TEMPLE, Texas — Shawn Bowden adopted his cat Ace in 2009 in southeast Alabama while he was stationed at Fort Novosel, formerly known as Fort Rucker.
Years later in 2016, the dynamic duo moved to Fort Cavazos, formerly known as Fort Hood. In May of that year, a big thunderstorm struck, with a blast hitting right above Bowden's house.
At first, everything appeared to be normal. That was, until Bowden noticed the screen was knocked out of a window, and Ace was nowhere to be found.
"I spent a couple months looking for him," Bowden said. "Nothing ever turned up, so I put fliers out, reward flyers out around several blocks the neighborhood, but never got a call."
Bowden packed up his bags in 2018 and decided to pursue a career as an airline pilot after serving in the Army.
"I figured 'I hope he had a good life'," Bowden added. "That was kind of the end of the story."
Fast forward to July 25, 2023, and little did Bowden know his life was about to change forever.
"I'm sitting in the cockpit at O'Hare, we're finishing boarding the passengers and I look down I see I've got a missed call," Bowden said. "There's a voicemail, 'Hi, we picked up a cat named Ace. The microchip says you're the previous owner.' It was one of those phone calls you never expect to hear. It's been seven years."
With no hesitation, Bowden started planning how he would reunite with his now 16-year-old cat.
Bowden decided to drive 1,087 miles to Temple, Texas, and 1,087 miles back once he was finished with his work trip.

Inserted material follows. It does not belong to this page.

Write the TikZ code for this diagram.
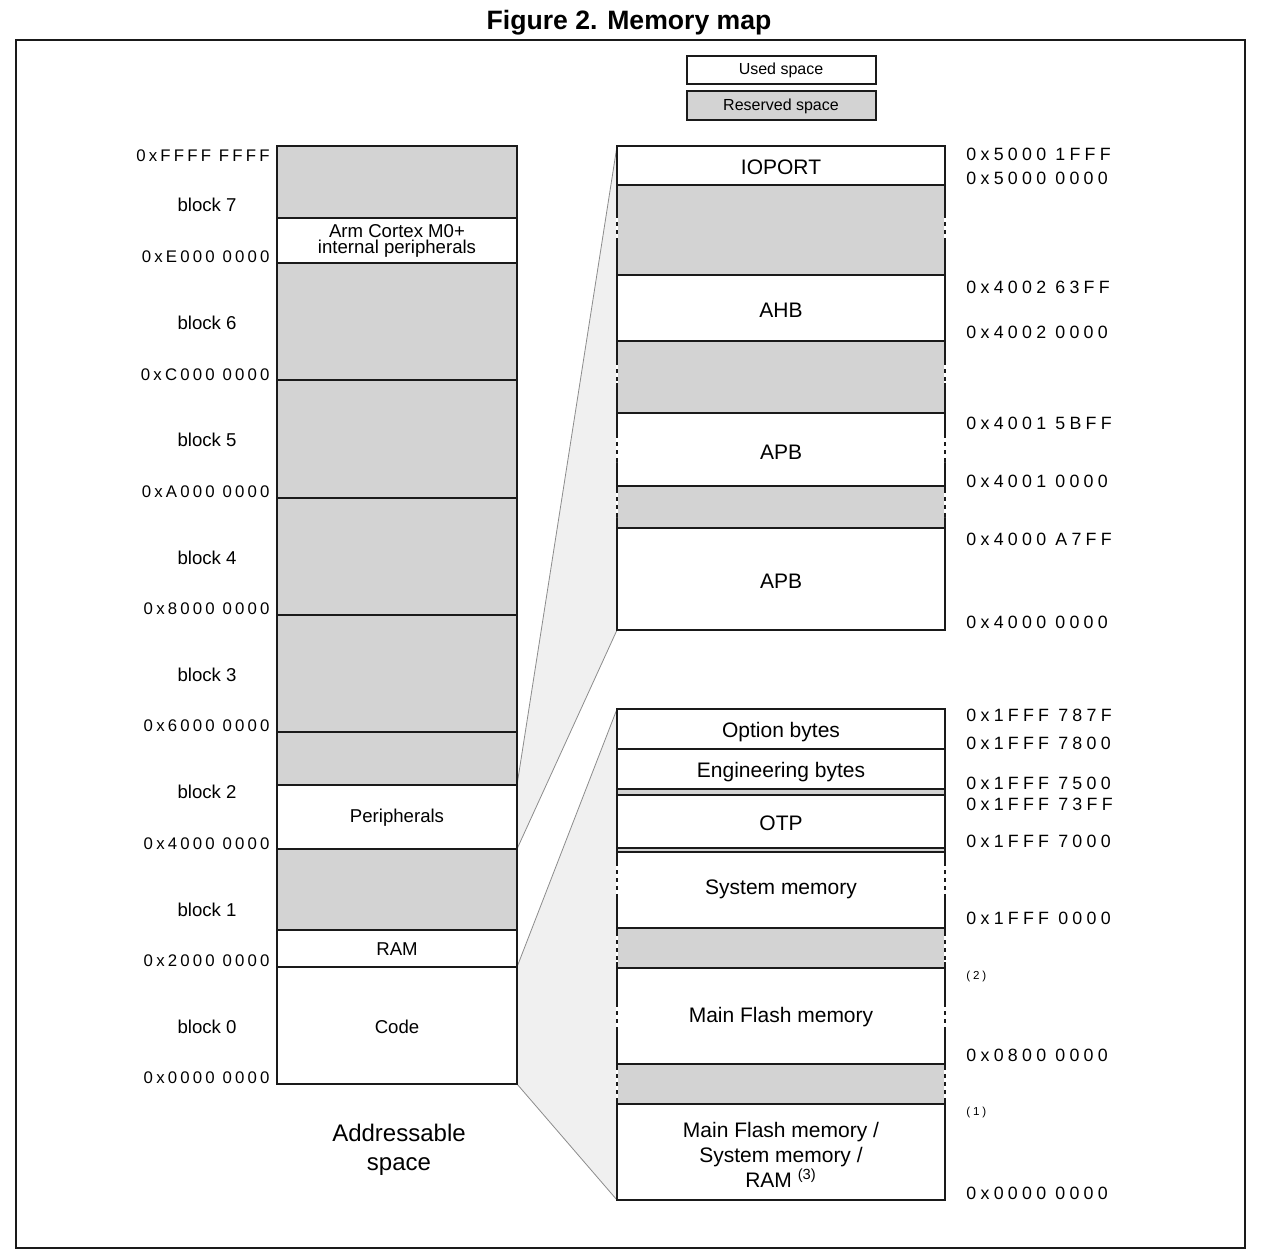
\documentclass[tikz,border=0pt]{standalone}
\usepackage{fontspec}
\setmainfont{Liberation Sans}
\newfontfamily\laddrfont[LetterSpace=19]{Liberation Sans}
\newfontfamily\raddrfont[LetterSpace=24]{Liberation Sans}
\definecolor{resgray}{HTML}{D3D3D3}
\definecolor{zoomgray}{HTML}{F0F0F0}
\definecolor{zoomline}{HTML}{8C8C8C}
\definecolor{frame}{HTML}{1A1A1A}

\begin{document}
\begin{tikzpicture}[x=0.5pt, y=-0.5pt,
    used/.style={draw=frame, fill=white, line width=0.6pt},
    reserved/.style={draw=frame, fill=resgray, line width=0.6pt},
    brk/.style={draw=white, line width=0.8pt, dash pattern=on 2pt off 2pt},
    lbl/.style={font=\fontsize{9.3}{8}\selectfont, align=center, inner sep=0pt},
    rlbl/.style={font=\fontsize{10.5}{12.5}\selectfont, align=center, inner sep=0pt},
    laddr/.style={font=\laddrfont\fontsize{8.4}{9}\selectfont, anchor=east, inner sep=0pt},
    raddr/.style={font=\raddrfont\fontsize{8.9}{10}\selectfont, anchor=west, inner sep=0pt},
    note/.style={font=\raddrfont\fontsize{5.8}{6}\selectfont, anchor=west, inner sep=0pt}]
  \useasboundingbox (0,0) rectangle (1262,1258);

  % Frame and title
  \draw[frame, line width=0.8pt] (16,40) rectangle (1245,1248);
  \node[font=\fontsize{13.3}{15}\selectfont\bfseries] (title) at (629,23) {Figure 2. Memory map};

  % Legend
  \draw[used] (687,56) rectangle (876,84);
  \node[font=\fontsize{8}{9}\selectfont] (legused) at (781,70) {Used space};
  \draw[reserved] (687,91) rectangle (876,120);
  \node[font=\fontsize{8}{9}\selectfont] (legres) at (781,106) {Reserved space};

  % Zoom corners
  \coordinate (perNE) at (517,785);
  \coordinate (perSE) at (517,849);
  \coordinate (codeNE) at (517,967);
  \coordinate (codeSE) at (517,1084);
  \coordinate (ioNW) at (617,146);
  \coordinate (apbSW) at (617,630);
  \coordinate (optNW) at (617,709);
  \coordinate (bootSW) at (617,1200);

  % Zoom areas
  \fill[zoomgray] (perNE) -- (ioNW) -- (apbSW) -- (perSE) -- cycle;
  \draw[zoomline, line width=0.4pt] (perNE) -- (ioNW);
  \draw[zoomline, line width=0.4pt] (perSE) -- (apbSW);
  \fill[zoomgray] (codeNE) -- (optNW) -- (bootSW) -- (codeSE) -- cycle;
  \draw[zoomline, line width=0.4pt] (codeNE) -- (optNW);
  \draw[zoomline, line width=0.4pt] (codeSE) -- (bootSW);

  % Addressable space
  \draw[reserved] (277,146) rectangle (517,218);
  \draw[used] (277,218) rectangle (517,263);
  \node[lbl] (cortex) at (397,241) {Arm Cortex M0+\\internal peripherals};
  \draw[reserved] (277,263) rectangle (517,380);
  \draw[reserved] (277,380) rectangle (517,498);
  \draw[reserved] (277,498) rectangle (517,615);
  \draw[reserved] (277,615) rectangle (517,732);
  \draw[reserved] (277,732) rectangle (517,785);
  \draw[used] (277,785) rectangle (517,849);
  \node[lbl] (periph) at (397,818) {Peripherals};
  \draw[reserved] (277,849) rectangle (517,930);
  \draw[used] (277,930) rectangle (517,967);
  \node[lbl] (ram) at (397,949) {RAM};
  \draw[used] (277,967) rectangle (517,1084);
  \node[lbl] (code) at (397,1027) {Code};

  \node[laddr] (aF) at (270,156) {0xFFFF FFFF};
  \node[laddr] (aE) at (270,257) {0xE000 0000};
  \node[laddr] (aC) at (270,375) {0xC000 0000};
  \node[laddr] (aA) at (270,492) {0xA000 0000};
  \node[laddr] (a8) at (270,609) {0x8000 0000};
  \node[laddr] (a6) at (270,726) {0x6000 0000};
  \node[laddr] (a4) at (270,844) {0x4000 0000};
  \node[laddr] (a2) at (270,961) {0x2000 0000};
  \node[laddr] (a0) at (270,1078) {0x0000 0000};

  \node[lbl] (blk7) at (207,205) {block 7};
  \node[lbl] (blk6) at (207,323) {block 6};
  \node[lbl] (blk5) at (207,440) {block 5};
  \node[lbl] (blk4) at (207,558) {block 4};
  \node[lbl] (blk3) at (207,675) {block 3};
  \node[lbl] (blk2) at (207,792) {block 2};
  \node[lbl] (blk1) at (207,910) {block 1};
  \node[lbl] (blk0) at (207,1027) {block 0};

  \node[font=\fontsize{12}{14.5}\selectfont, align=center] (addrsp) at (399,1150) {Addressable\\space};

  % Peripheral area
  \draw[used] (617,146) rectangle (945,185);
  \node[rlbl] (ioport) at (781,167) {IOPORT};
  \draw[reserved] (617,185) rectangle (945,275);
  \draw[used] (617,275) rectangle (945,341);
  \node[rlbl] (ahb) at (781,310) {AHB};
  \draw[reserved] (617,341) rectangle (945,413);
  \draw[used] (617,413) rectangle (945,486);
  \node[rlbl] (apbtwo) at (781,452) {APB};
  \draw[reserved] (617,486) rectangle (945,528);
  \draw[used] (617,528) rectangle (945,630);
  \node[rlbl] (apbone) at (781,581) {APB};

  % broken edges
  \draw[brk] (617,218) -- (617,240) (945,218) -- (945,240);
  \draw[brk] (617,365) -- (617,383) (945,365) -- (945,383);
  \draw[brk] (617,438) -- (617,462) (945,438) -- (945,462);
  \draw[brk] (617,493) -- (617,517) (945,493) -- (945,517);

  \node[raddr] (r1) at (966,154) {0x5000 1FFF};
  \node[raddr] (r2) at (966,178) {0x5000 0000};
  \node[raddr] (r3) at (966,287) {0x4002 63FF};
  \node[raddr] (r4) at (966,332) {0x4002 0000};
  \node[raddr] (r5) at (966,423) {0x4001 5BFF};
  \node[raddr] (r6) at (966,481) {0x4001 0000};
  \node[raddr] (r7) at (966,539) {0x4000 A7FF};
  \node[raddr] (r8) at (966,622) {0x4000 0000};

  % Code area
  \draw[used] (617,709) rectangle (945,749);
  \node[rlbl] (optb) at (781,732) {Option bytes};
  \draw[used] (617,749) rectangle (945,789);
  \node[rlbl] (engb) at (781,772) {Engineering bytes};
  \draw[reserved] (617,789) rectangle (945,795);
  \draw[used] (617,795) rectangle (945,848);
  \node[rlbl] (otp) at (781,823) {OTP};
  \draw[reserved] (617,848) rectangle (945,852);
  \draw[used] (617,852) rectangle (945,928);
  \node[rlbl] (sysmem) at (781,889) {System memory};
  \draw[reserved] (617,928) rectangle (945,968);
  \draw[used] (617,968) rectangle (945,1064);
  \node[rlbl] (flash) at (781,1017) {Main Flash memory};
  \draw[reserved] (617,1064) rectangle (945,1104);
  \draw[used] (617,1104) rectangle (945,1200);
  \node[rlbl] (boot) at (781,1155) {Main Flash memory /\\System memory /\\RAM \textsuperscript{(3)}};

  % broken edges
  \draw[brk] (617,866) -- (617,897) (945,866) -- (945,897);
  \draw[brk] (617,936) -- (617,962) (945,936) -- (945,962);
  \draw[brk] (617,1007) -- (617,1029) (945,1007) -- (945,1029);
  \draw[brk] (617,1070) -- (617,1100) (945,1070) -- (945,1100);

  \node[raddr] (s1) at (966,715) {0x1FFF 787F};
  \node[raddr] (s2) at (966,743) {0x1FFF 7800};
  \node[raddr] (s3) at (966,783) {0x1FFF 7500};
  \node[raddr] (s4) at (966,804) {0x1FFF 73FF};
  \node[raddr] (s5) at (966,841) {0x1FFF 7000};
  \node[raddr] (s6) at (966,918) {0x1FFF 0000};
  \node[note] (n2) at (966,976) {(2)};
  \node[raddr] (s7) at (966,1055) {0x0800 0000};
  \node[note] (n1) at (966,1112) {(1)};
  \node[raddr] (s8) at (966,1193) {0x0000 0000};
\end{tikzpicture}
\end{document}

"I had the adrenaline going," Bowden said. "It's like 'I'm going to pick up my buddy, I haven't seen him in seven years'. If I didn't go get him, that's the same as if I was abandoning my sisters or my mom or my dad or something like that. He's part of the family."
After hundreds of miles in the car, Bowden arrived at the Temple Animal Shelter as soon as they opened. It was a special reunion like no other.
"Tears were shed because he's been missing it for a long time," Richard Morales, City of Temple Animal Control Officer, said. "It was an older cat. He thought the worst, and after six years, receiving that phone call, he was just ecstatic."
Bowden believes Ace did not recognize him at first because the environment was so stressful. However, once they got in the car and started heading back home to Illinois, Ace knew he was right where he was supposed to be.
"I opened the door to the carrier," Bowden said. "He started doing the same things that he always did which was climbing down behind my calves and the footwell and just kind of laying there and sleeping, and I think at that point, he remembered me."
The Temple Animal Shelter says microchipping ensures your pet will always find their way back home, and that's exactly what happened in Ace's case.
The shelter encourages all pet owners to microchip, and if they can't afford that, to get a tag for their animal.
"If you're concerned or even if your dog or cat runs loose, microchip them, so we can at least get them back to their owners," Morales said. "This is just one of the many stories that happens on a daily basis of reuniting owners with their pets."
"I thought it was just a standard procedure when we adopted him and took him to the vet when we adopted him in 2009," said Bowden, "And when he got lost and never turned back up, it was one of those, 'What good was the microchip? That didn't seem to help at all,' but I got my buddy back after seven years, so yes, it does work.".